# Strap Cleaning



## vinnyp (Feb 8, 2010)

Hi everyone, does anyone know the best way to clean white stiching on a black leather watch strap, ive tried soap and water that didnt make much difference, bicarbonate soda made a small difference but the stiching still looks grubby,

any ideas anyone?


----------



## vinnyp (Feb 8, 2010)

Nobody have any ideas then?

I was thinking maybe try some vanish stain remover but not sure how it will interact with the leather, its a seiko strap if that makes a difference.


----------



## dobra (Aug 20, 2009)

Wear rubber gloves and try a small hand steamer?

Mike


----------



## PC-Magician (Apr 29, 2013)

How about toothpaste.


----------



## vinnyp (Feb 8, 2010)

dobra said:


> Wear rubber gloves and try a small hand steamer?
> 
> Mike





PC-Magician said:


> How about toothpaste.


I dont have a steamer, i could hold it over a boiling kettle i suppose?

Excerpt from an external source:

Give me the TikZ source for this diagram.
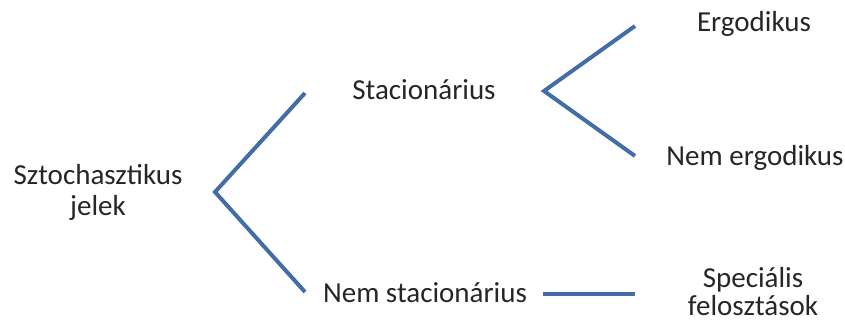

Id never even thought to consider toothpaste, i know its slightly abrasive not sure how that would work on cotton stitching but ill give it a go.

thanks for the replies.


----------



## Barryboy (Mar 21, 2006)

You could try Vanish or a similar product used for the washing machine.

Rob


----------



## mickey the brindle (Oct 26, 2013)

Hi I work in the motor trade and its not uncommon to get some dirt and marks on stitched leather seats when we do seat repairs etc , we use AUTOGLYM interior shampoo ( in a spray ) and am pretty confident it will do the job .


----------